Andrew C. McCarthy
In Cairo last week, Hamas’s chief, Khaled Mashal, gave a fiery speech
calling for violent jihad against Israel. With approving nods from his
hosts — aides to Mohamed Morsi, the Muslim Brotherhood leader whom
Egyptians elected their president — Mashal exclaimed, “Resistance [ACM- "resistance" is the Islamist euphemism for "terrorism"],
not negotiation, is the path to the restoration of rights…. Nothing
will restore the homeland but jihad, the rifle, and self-sacrifice.”
Hamas, it is worth reminding ourselves, is the Palestinian branch of
the Muslim Brotherhood. It has long been a designated foreign terrorist
organization under U.S. law, and many sympathizers are serving long
prison sentences here for providing it with material support.
Nevertheless, Hamas leaders are now regular guests of the
Brotherhood-led Egyptian government, given Cairo as a platform for war
cries against our ally, Israel.
There is nothing new about Hamas’s ceaseless jihad against Israel,
about the Brotherhood’s assiduous support for that effort, or about
Hamas’s popularity among Egyptians. There is something new and extremely
disturbing about American efforts to support a regime that so ardently
backs Hamas. Yet, the Egyptian press reports that
the Obama administration is frantically working the phones to attempt
to persuade lawmkakers to unblock $450 million more in economic aid
(specifically, debt relief) that the president promised Morsi without
first clearing it with Congress.
Personally, I don’t understand why Congress makes any concessions to
the administration while the president directs his underlings to make
expenditures Congress opposes (e.g., $165 million for the white elephant
Thomson state prison in Illinois, where it is suspected Obama would
later transfer Gitmo detainees), or while the president makes recess
appointments when there is no recess, or while the president is in
violation of various congressional statutes. With impeachment rightly
reserved for truly heinous executive behavior, the power of the purse is
the main weapon the framers gave the people’s representatives for
reining in a lawless, imperial president. Congress ought to be slashing
the administration’s funding, not entertaining new demands.

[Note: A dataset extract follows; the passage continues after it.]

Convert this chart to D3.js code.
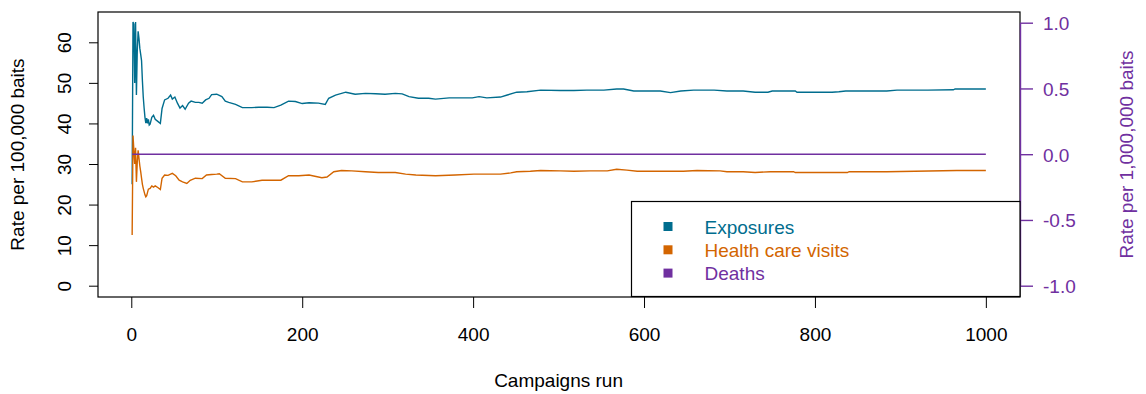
<!DOCTYPE html>
<html>
<head>
<meta charset="utf-8">
<script src="https://cdn.jsdelivr.net/npm/d3@7"></script>
<style>
  body { margin: 0; background: #fff; }
  svg { display: block; font-family: "Liberation Sans", Arial, sans-serif; }
</style>
</head>
<body>
<div class="interactive-wrapper"></div>
<script>

// values (cumulative rate after n campaigns)
const exposureCampaigns = [1,2,3,4,5,6,7,8,9,10,11,12,13,14,15,16,17,18,19,20,21,22,24,26,28,31,34,36,39,43,46,48,51,54,57,60,63,67,70,75,79,83,87,91,94,100,106,110,114,122,130,141,149,159,167,175,184,192,200,208,219,227,231,239,251,262,274,286,297,309,317,325,336,348,356,372,387,399,407,416,432,440,451,463,479,502,518,533,553,568,576,588,604,619,631,643,658,682,697,716,730,745,750,777,779,820,828,836,884,896,932,962,964,1000]
const exposureRates = [25.0,65.0,64.5,50.0,65.0,47.0,58.0,62.7,61.0,58.5,57.0,55.5,50.5,46.5,43.8,41.5,40.1,41.3,40.0,41.0,39.6,39.8,41.5,42.0,41.0,40.5,40.0,43.7,45.8,46.2,47.0,46.0,46.5,45.0,43.8,44.4,43.5,45.0,45.5,45.2,45.2,45.0,45.8,46.2,47.1,47.2,46.6,45.5,45.2,44.7,43.9,43.9,44.0,44.0,43.9,44.5,45.5,45.4,44.9,45.1,45.0,44.7,46.2,47.0,47.7,47.2,47.4,47.3,47.2,47.4,47.3,46.6,46.2,46.2,46.0,46.3,46.3,46.3,46.6,46.3,46.5,47.0,47.7,47.8,48.2,48.1,48.1,48.2,48.2,48.5,48.5,48.0,48.0,48.0,47.6,48.0,48.2,48.2,48.0,48.0,47.7,47.7,48.0,48.0,47.7,47.7,47.8,48.0,48.0,48.2,48.2,48.3,48.5,48.5]

const visitCampaigns = [1,2,3,4,5,6,7,8,9,10,11,12,13,14,15,16,17,18,19,20,22,24,26,28,31,34,36,39,43,48,52,56,60,65,69,75,83,88,94,100,103,110,122,130,141,153,165,175,184,196,208,223,229,237,246,258,274,289,309,321,333,356,379,401,416,432,444,451,467,479,502,518,537,557,568,580,592,619,646,662,689,697,716,730,748,775,777,838,840,884,966,1000]
const visitRates = [12.5,37.0,33.5,30.0,34.0,25.6,30.5,33.4,31.4,29.5,28.1,26.5,25.0,24.0,23.2,22.4,21.9,22.2,23.0,23.8,24.0,24.6,24.3,24.6,24.2,23.7,26.5,27.3,27.2,27.7,27.1,26.0,25.6,25.2,26.0,26.5,26.4,27.3,27.4,27.5,27.6,26.5,26.4,25.6,25.6,26.0,26.0,26.0,27.1,27.1,27.3,26.6,26.8,28.1,28.4,28.3,28.1,27.9,27.9,27.5,27.3,27.1,27.3,27.5,27.5,27.5,27.8,28.1,28.2,28.4,28.3,28.2,28.3,28.3,28.7,28.5,28.2,28.2,28.2,28.4,28.3,28.1,28.1,27.9,28.1,28.1,27.9,27.9,28.1,28.1,28.4,28.4]

// deaths per 1,000,000 baits (right axis)
const deathCampaigns = [1, 1000]
const deathRates = [0, 0]

const xTicks = [0, 200, 400, 600, 800, 1000]
const leftTicks = [0, 10, 20, 30, 40, 50, 60]
const rightTicks = [-1.0, -0.5, 0.0, 0.5, 1.0]
const legendLabels = ["Exposures", "Health care visits", "Deaths"]

const blue = "#006d8e", orange = "#d36500", purple = "#7030a0";
const legendColors = [blue, orange, purple];

let svg = d3.select(".interactive-wrapper").append("svg").attr("width", 1146).attr("height", 394),
    box = {left: 98, right: 1020, top: 12, bottom: 297},
    fontSize = 19;

let x = d3.scaleLinear().domain([-38.96, 1039.96]).range([box.left, box.right]);
let yLeft = d3.scaleLinear().domain([0, 60]).range([285.7, 42.3]);
let yRight = d3.scaleLinear().domain([-1, 1]).range([285.7, 22.7]);

function series(cs, vs) { return cs.map((c, i) => [c, vs[i]]) }

let lineLeft = d3.line().x(d => x(d[0])).y(d => yLeft(d[1]));
let lineRight = d3.line().x(d => x(d[0])).y(d => yRight(d[1]));

// plot box
svg.append("rect")
  .attr("x", box.left).attr("y", box.top)
  .attr("width", box.right - box.left).attr("height", box.bottom - box.top)
  .attr("fill", "none").attr("stroke", "#000").attr("stroke-width", 1.2);

svg.append("path").datum(series(exposureCampaigns, exposureRates))
  .attr("d", lineLeft).attr("fill", "none").attr("stroke", blue).attr("stroke-width", 1.4);
svg.append("path").datum(series(visitCampaigns, visitRates))
  .attr("d", lineLeft).attr("fill", "none").attr("stroke", orange).attr("stroke-width", 1.4);
svg.append("path").datum(series(deathCampaigns, deathRates))
  .attr("d", lineRight).attr("fill", "none").attr("stroke", purple).attr("stroke-width", 1.4);

// bottom axis
let xAxis = svg.append("g").attr("transform", `translate(0,${box.bottom})`)
  .call(d3.axisBottom(x).tickValues(xTicks).tickSize(11).tickSizeOuter(0).tickFormat(d3.format("d")));
xAxis.select(".domain").remove();
xAxis.selectAll("text").attr("font-size", fontSize).attr("font-family", "Liberation Sans, Arial").attr("fill", "#000")
  .attr("y", 44).attr("dy", 0);

// left axis, labels parallel to the axis
let yAxisL = svg.append("g").attr("transform", `translate(${box.left},0)`)
  .call(d3.axisLeft(yLeft).tickValues(leftTicks).tickSize(9).tickSizeOuter(0));
yAxisL.select(".domain").remove();
yAxisL.selectAll("text").remove();
yAxisL.selectAll(".tick").append("text")
  .attr("transform", "translate(-27,0) rotate(-90)")
  .attr("text-anchor", "middle")
  .attr("font-size", fontSize).attr("font-family", "Liberation Sans, Arial").attr("fill", "#000")
  .text(d => d);

// right axis in purple
let yAxisR = svg.append("g").attr("transform", `translate(${box.right},0)`)
  .call(d3.axisRight(yRight).tickValues(rightTicks).tickSize(13).tickSizeOuter(0).tickFormat(d3.format(".1f")));
yAxisR.select(".domain").attr("stroke", purple).attr("stroke-width", 1.4);
yAxisR.selectAll("line").attr("stroke", purple).attr("stroke-width", 1.4);
yAxisR.selectAll("text").attr("font-size", fontSize).attr("font-family", "Liberation Sans, Arial")
  .attr("fill", purple).attr("x", 23).attr("dy", "0.36em")
  .text(d => d3.format(".1f")(d).replace("−", "-"));

// axis titles
svg.append("text")
  .attr("transform", `translate(${(x(0) + x(1000)) / 2},387)`)
  .attr("text-anchor", "middle").attr("font-size", fontSize)
  .text("Campaigns run");
svg.append("text")
  .attr("transform", `translate(24,${(box.top + box.bottom) / 2}) rotate(-90)`)
  .attr("text-anchor", "middle").attr("font-size", fontSize)
  .text("Rate per 100,000 baits");
svg.append("text")
  .attr("transform", `translate(1133,${(box.top + box.bottom) / 2}) rotate(-90)`)
  .attr("text-anchor", "middle").attr("font-size", fontSize).attr("fill", purple)
  .text("Rate per 1,000,000 baits");

// legend
let legend = svg.append("g");
legend.append("rect")
  .attr("x", 631.5).attr("y", 201.5).attr("width", 388.5).attr("height", 95)
  .attr("fill", "#fff").attr("stroke", "#000").attr("stroke-width", 1.2);

let rows = legend.selectAll("g.row").data(legendLabels).enter().append("g")
  .attr("transform", (d, i) => `translate(0,${226.5 + i * 23.3})`);
rows.append("rect")
  .attr("x", 663.5).attr("y", -4.5).attr("width", 9).attr("height", 9)
  .attr("fill", (d, i) => legendColors[i]);
rows.append("text")
  .attr("x", 704.5).attr("y", 7)
  .attr("font-size", fontSize).attr("fill", (d, i) => legendColors[i])
  .text(d => d);

</script>
</body>
</html>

But even if Congress won’t defend its institutional turf, why would
lawmakers even consider giving another dime to Egypt? The Muslim
Brotherhood is America’s enemy. Morsi came to power demanding the return
of the Blind Sheik — serving a life sentence in the U.S. for terrorism
offenses — to Egypt. Since he has been in power, the regime has failed
to protect our embassy, and its constituent assembly is currently
writing a sharia constitution that fails to protect the rights of women
and minorities. And material support to Hamas is Morsi’s official
policy.
Maybe we can’t stop Egypt from going down this path, but why on earth would we even think about paying for it?